*PROVIDED DATA*
┏━━

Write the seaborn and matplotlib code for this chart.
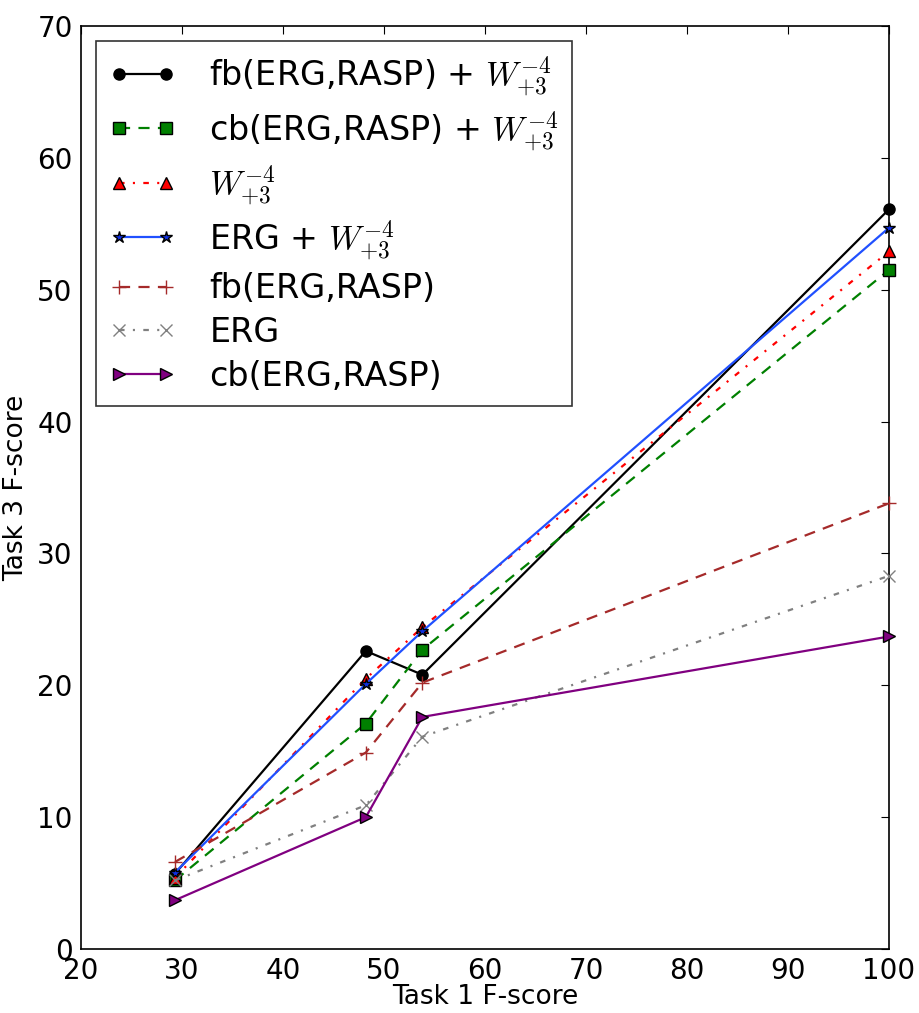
import matplotlib
matplotlib.use("Agg")
import matplotlib.pyplot as plt
import seaborn as sns
import pandas as pd

# Task 1 F-score (x) for the four runs
task1 = [29.3, 48.2, 53.8, 100.0]

# Task 3 F-score for each system
fb_w = [5.7, 22.6, 20.8, 56.1]
cb_w = [5.2, 17.1, 22.7, 51.5]
w_only = [5.4, 20.5, 24.4, 52.9]
erg_w = [5.8, 20.1, 24.1, 54.7]
fb = [6.6, 14.9, 20.2, 33.8]
erg = [5.2, 10.9, 16.1, 28.3]
cb = [3.7, 10.0, 17.6, 23.7]

W = r'$W_{+3}^{-4}$'
labels = ['fb(ERG,RASP) + ' + W, 'cb(ERG,RASP) + ' + W, W, 'ERG + ' + W,
          'fb(ERG,RASP)', 'ERG', 'cb(ERG,RASP)']
series = [fb_w, cb_w, w_only, erg_w, fb, erg, cb]

rows = []
for lab, vals in zip(labels, series):
    for x, y in zip(task1, vals):
        rows.append({'system': lab, 'task1': x, 'task3': y})
df = pd.DataFrame(rows)

sns.set_style("white")
plt.rcParams['font.family'] = ['DejaVu Sans']
plt.rcParams['mathtext.fontset'] = 'cm'
plt.rcParams['xtick.direction'] = 'in'
plt.rcParams['ytick.direction'] = 'in'
plt.rcParams['text.color'] = 'black'
plt.rcParams['axes.labelcolor'] = 'black'
plt.rcParams['xtick.color'] = 'black'
plt.rcParams['ytick.color'] = 'black'
plt.rcParams['lines.scale_dashes'] = False

dash = (8, 6)
dashdot = (4, 6, 1.5, 6)
styles = {
    labels[0]: dict(color='black', dashes=None, marker='o', ms=8, mfc='black', mec='black'),
    labels[1]: dict(color='green', dashes=dash, marker='s', ms=8, mfc='green', mec='black'),
    labels[2]: dict(color='red', dashes=dashdot, marker='^', ms=8, mfc='red', mec='black'),
    labels[3]: dict(color='#2050ff', dashes=None, marker='*', ms=9, mfc='#1030e0', mec='black'),
    labels[4]: dict(color='brown', dashes=dash, marker='+', ms=10, mfc='brown', mec='brown'),
    labels[5]: dict(color='gray', dashes=dashdot, marker='x', ms=9, mfc='gray', mec='gray'),
    labels[6]: dict(color='purple', dashes=None, marker='>', ms=8, mfc='purple', mec='black'),
}

fig = plt.figure(figsize=(9.19, 10.13), dpi=100)
ax = fig.add_axes([81 / 919, 64 / 1013, 808 / 919, 923 / 1013])

for lab in labels:
    st = styles[lab]
    sns.lineplot(data=df[df['system'] == lab], x='task1', y='task3', ax=ax,
                 color=st['color'], marker=st['marker'],
                 markersize=st['ms'], markerfacecolor=st['mfc'],
                 markeredgecolor=st['mec'], markeredgewidth=1,
                 linewidth=1.6, label=lab, clip_on=False, zorder=3)
    line = ax.get_lines()[-1]
    if st['dashes'] is not None:
        line.set_dashes(st['dashes'])

ax.set_xlim(20, 100)
ax.set_ylim(0, 70)
ax.set_xticks(range(20, 101, 10))
ax.set_yticks(range(0, 71, 10))
ax.tick_params(labelsize=20, top=True, right=True, length=6, width=0.8)
ax.tick_params(axis='x', pad=6)
ax.tick_params(axis='y', pad=6)
for sp in ax.spines.values():
    sp.set_color('black')
    sp.set_linewidth(1.2)
ax.set_xlabel('Task 1 F-score', fontsize=19, labelpad=-1)
ax.set_ylabel('Task 3 F-score', fontsize=19, labelpad=6)

leg = ax.legend(loc='upper left', fontsize=24, numpoints=2, frameon=True,
                fancybox=False, borderaxespad=0.45, handlelength=2.0,
                handletextpad=1.0, labelspacing=0.32, borderpad=0.4)
leg.get_frame().set_edgecolor('black')
leg.get_frame().set_linewidth(1.2)
for lh, lab in zip(leg.get_lines(), labels):
    st = styles[lab]
    if st['dashes'] is not None:
        lh.set_dashes(st['dashes'])

fig.savefig('out.png', dpi=100)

┗━━

*WHAT IS NEEDED*
Pictures stay out. Print the data exactly, from its first line through the line containing "plt.rcParams['lines.scale_dashes'] = False".

*RESPONSE*
Write the seaborn and matplotlib code for this chart.
import matplotlib
matplotlib.use("Agg")
import matplotlib.pyplot as plt
import seaborn as sns
import pandas as pd

# Task 1 F-score (x) for the four runs
task1 = [29.3, 48.2, 53.8, 100.0]

# Task 3 F-score for each system
fb_w = [5.7, 22.6, 20.8, 56.1]
cb_w = [5.2, 17.1, 22.7, 51.5]
w_only = [5.4, 20.5, 24.4, 52.9]
erg_w = [5.8, 20.1, 24.1, 54.7]
fb = [6.6, 14.9, 20.2, 33.8]
erg = [5.2, 10.9, 16.1, 28.3]
cb = [3.7, 10.0, 17.6, 23.7]

W = r'$W_{+3}^{-4}$'
labels = ['fb(ERG,RASP) + ' + W, 'cb(ERG,RASP) + ' + W, W, 'ERG + ' + W,
          'fb(ERG,RASP)', 'ERG', 'cb(ERG,RASP)']
series = [fb_w, cb_w, w_only, erg_w, fb, erg, cb]

rows = []
for lab, vals in zip(labels, series):
    for x, y in zip(task1, vals):
        rows.append({'system': lab, 'task1': x, 'task3': y})
df = pd.DataFrame(rows)

sns.set_style("white")
plt.rcParams['font.family'] = ['DejaVu Sans']
plt.rcParams['mathtext.fontset'] = 'cm'
plt.rcParams['xtick.direction'] = 'in'
plt.rcParams['ytick.direction'] = 'in'
plt.rcParams['text.color'] = 'black'
plt.rcParams['axes.labelcolor'] = 'black'
plt.rcParams['xtick.color'] = 'black'
plt.rcParams['ytick.color'] = 'black'
plt.rcParams['lines.scale_dashes'] = False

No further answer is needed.